In your copy, leave out the pictures; write out all the data exactly.

[INFORMATION SUPPLIED]:
##############################
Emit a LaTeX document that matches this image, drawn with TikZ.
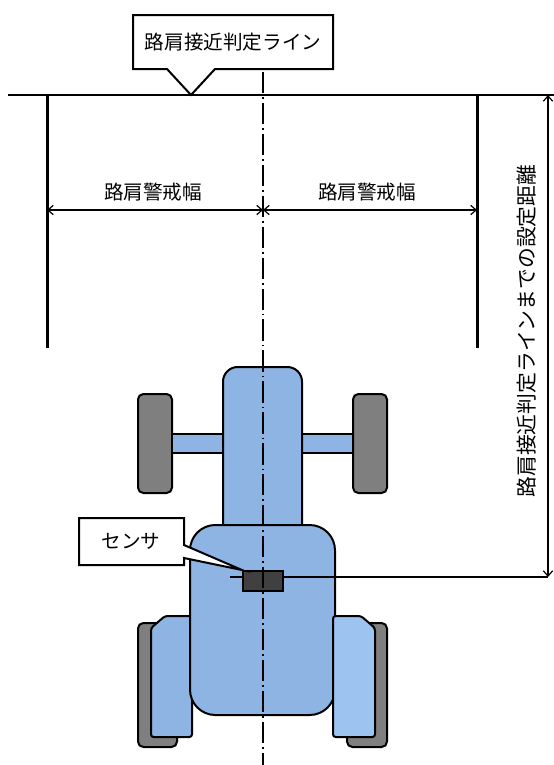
\documentclass[tikz,border=0pt]{standalone}
\usepackage{fontspec}
\setmainfont{Noto Sans CJK JP}
\usetikzlibrary{arrows.meta}

\definecolor{bodyblue}{HTML}{8EB4E3}
\definecolor{fenderblue}{HTML}{9DC3F0}
\definecolor{tyregray}{HTML}{7F7F7F}
\definecolor{sensorgray}{HTML}{404040}

\begin{document}
\begin{tikzpicture}[x=0.75pt, y=-0.75pt, line width=1.5pt,
    jtext/.style={font=\fontsize{14.7}{17}\selectfont, inner sep=0pt},
    part/.style={draw=black, line width=1.5pt, fill=bodyblue},
    tyre/.style={draw=black, line width=1.5pt, fill=tyregray, rounded corners=4pt},
    dim/.style={line width=0.9pt, {Straight Barb[length=4pt,width=7pt]}-{Straight Barb[length=4pt,width=7pt]}},
    centre/.style={line width=0.9pt, dash pattern=on 16pt off 3pt on 1.2pt off 3pt}]

    \useasboundingbox (0,0) rectangle (554,765);

    \def\cx{263}
    \coordinate (lineL) at (8,95);
    \coordinate (lineR) at (554,95);
    \coordinate (distTop) at (548,95);
    \coordinate (distEnd) at (548,577);
    \coordinate (sensorTail) at (230,577);

    % tractor, wheels first
    \draw[tyre] (138,394) rectangle (172,493);
    \draw[tyre] (353,394) rectangle (387,493);
    \draw[part] (172,434) rectangle (223,453);
    \draw[part] (302,434) rectangle (353,453);
    \draw[part, rounded corners=11pt] (223,367) rectangle (302,540);

    \draw[tyre] (138,623) rectangle (177,747);
    \draw[tyre] (347,623) rectangle (387,747);
    \draw[part, rounded corners=2pt] (151,628) -- (165,616) -- (192,616) -- (192,737) -- (151,737) -- cycle;
    \draw[part, rounded corners=19pt] (190,525) rectangle (335,715);
    \draw[part, fill=fenderblue, rounded corners=2pt] (333,616) -- (361,616) -- (375,628) -- (375,737) -- (333,737) -- cycle;

    \draw[line width=0.9pt] (sensorTail) -- (distEnd);
    \node[draw, fill=sensorgray, line width=1.5pt, minimum width=30pt, minimum height=15pt, inner sep=0pt] (sensor) at (263,581) {};

    % shoulder line and warning widths
    \draw (lineL) -- (lineR);
    \draw[line width=2.25pt] (47,95) -- (47,348);
    \draw[line width=2.25pt] (477,95) -- (477,348);
    \draw[centre] (\cx,72) -- (\cx,765);

    \draw[dim] (47,210) -- (\cx,210);
    \draw[dim] (\cx,210) -- (477,210);
    \node[jtext] (warnL) at (153,192) {路肩警戒幅};
    \node[jtext] (warnR) at (367,192) {路肩警戒幅};

    \draw[dim] (distTop) -- (distEnd);
    \node[jtext, font=\fontsize{15.6}{17}\selectfont, rotate=90] (distText) at (527,331) {路肩接近判定ラインまでの設定距離};

    % callouts
    \draw[fill=white] (133,15) -- (333,15) -- (333,69) -- (215,69) -- (191,95) -- (167,69) -- (133,69) -- cycle;
    \node[jtext] (lineText) at (233,42) {路肩接近判定ライン};

    \draw[fill=white] (79,518) -- (184,518) -- (184,545) -- (sensor.north west) -- (184,558) -- (184,565) -- (79,565) -- cycle;
    \node[jtext] (sensorText) at (131,541) {センサ};

\end{tikzpicture}
\end{document}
##############################
[COMPLETED EXERCISE]:
Emit a LaTeX document that matches this image, drawn with TikZ.
\documentclass[tikz,border=0pt]{standalone}
\usepackage{fontspec}
\setmainfont{Noto Sans CJK JP}
\usetikzlibrary{arrows.meta}

\definecolor{bodyblue}{HTML}{8EB4E3}
\definecolor{fenderblue}{HTML}{9DC3F0}
\definecolor{tyregray}{HTML}{7F7F7F}
\definecolor{sensorgray}{HTML}{404040}

\begin{document}
\begin{tikzpicture}[x=0.75pt, y=-0.75pt, line width=1.5pt,
    jtext/.style={font=\fontsize{14.7}{17}\selectfont, inner sep=0pt},
    part/.style={draw=black, line width=1.5pt, fill=bodyblue},
    tyre/.style={draw=black, line width=1.5pt, fill=tyregray, rounded corners=4pt},
    dim/.style={line width=0.9pt, {Straight Barb[length=4pt,width=7pt]}-{Straight Barb[length=4pt,width=7pt]}},
    centre/.style={line width=0.9pt, dash pattern=on 16pt off 3pt on 1.2pt off 3pt}]

    \useasboundingbox (0,0) rectangle (554,765);

    \def\cx{263}
    \coordinate (lineL) at (8,95);
    \coordinate (lineR) at (554,95);
    \coordinate (distTop) at (548,95);
    \coordinate (distEnd) at (548,577);
    \coordinate (sensorTail) at (230,577);

    % tractor, wheels first
    \draw[tyre] (138,394) rectangle (172,493);
    \draw[tyre] (353,394) rectangle (387,493);
    \draw[part] (172,434) rectangle (223,453);
    \draw[part] (302,434) rectangle (353,453);
    \draw[part, rounded corners=11pt] (223,367) rectangle (302,540);

    \draw[tyre] (138,623) rectangle (177,747);
    \draw[tyre] (347,623) rectangle (387,747);
    \draw[part, rounded corners=2pt] (151,628) -- (165,616) -- (192,616) -- (192,737) -- (151,737) -- cycle;
    \draw[part, rounded corners=19pt] (190,525) rectangle (335,715);
    \draw[part, fill=fenderblue, rounded corners=2pt] (333,616) -- (361,616) -- (375,628) -- (375,737) -- (333,737) -- cycle;

    \draw[line width=0.9pt] (sensorTail) -- (distEnd);
    \node[draw, fill=sensorgray, line width=1.5pt, minimum width=30pt, minimum height=15pt, inner sep=0pt] (sensor) at (263,581) {};

    % shoulder line and warning widths
    \draw (lineL) -- (lineR);
    \draw[line width=2.25pt] (47,95) -- (47,348);
    \draw[line width=2.25pt] (477,95) -- (477,348);
    \draw[centre] (\cx,72) -- (\cx,765);

    \draw[dim] (47,210) -- (\cx,210);
    \draw[dim] (\cx,210) -- (477,210);
    \node[jtext] (warnL) at (153,192) {路肩警戒幅};
    \node[jtext] (warnR) at (367,192) {路肩警戒幅};

    \draw[dim] (distTop) -- (distEnd);
    \node[jtext, font=\fontsize{15.6}{17}\selectfont, rotate=90] (distText) at (527,331) {路肩接近判定ラインまでの設定距離};

    % callouts
    \draw[fill=white] (133,15) -- (333,15) -- (333,69) -- (215,69) -- (191,95) -- (167,69) -- (133,69) -- cycle;
    \node[jtext] (lineText) at (233,42) {路肩接近判定ライン};

    \draw[fill=white] (79,518) -- (184,518) -- (184,545) -- (sensor.north west) -- (184,558) -- (184,565) -- (79,565) -- cycle;
    \node[jtext] (sensorText) at (131,541) {センサ};

\end{tikzpicture}
\end{document}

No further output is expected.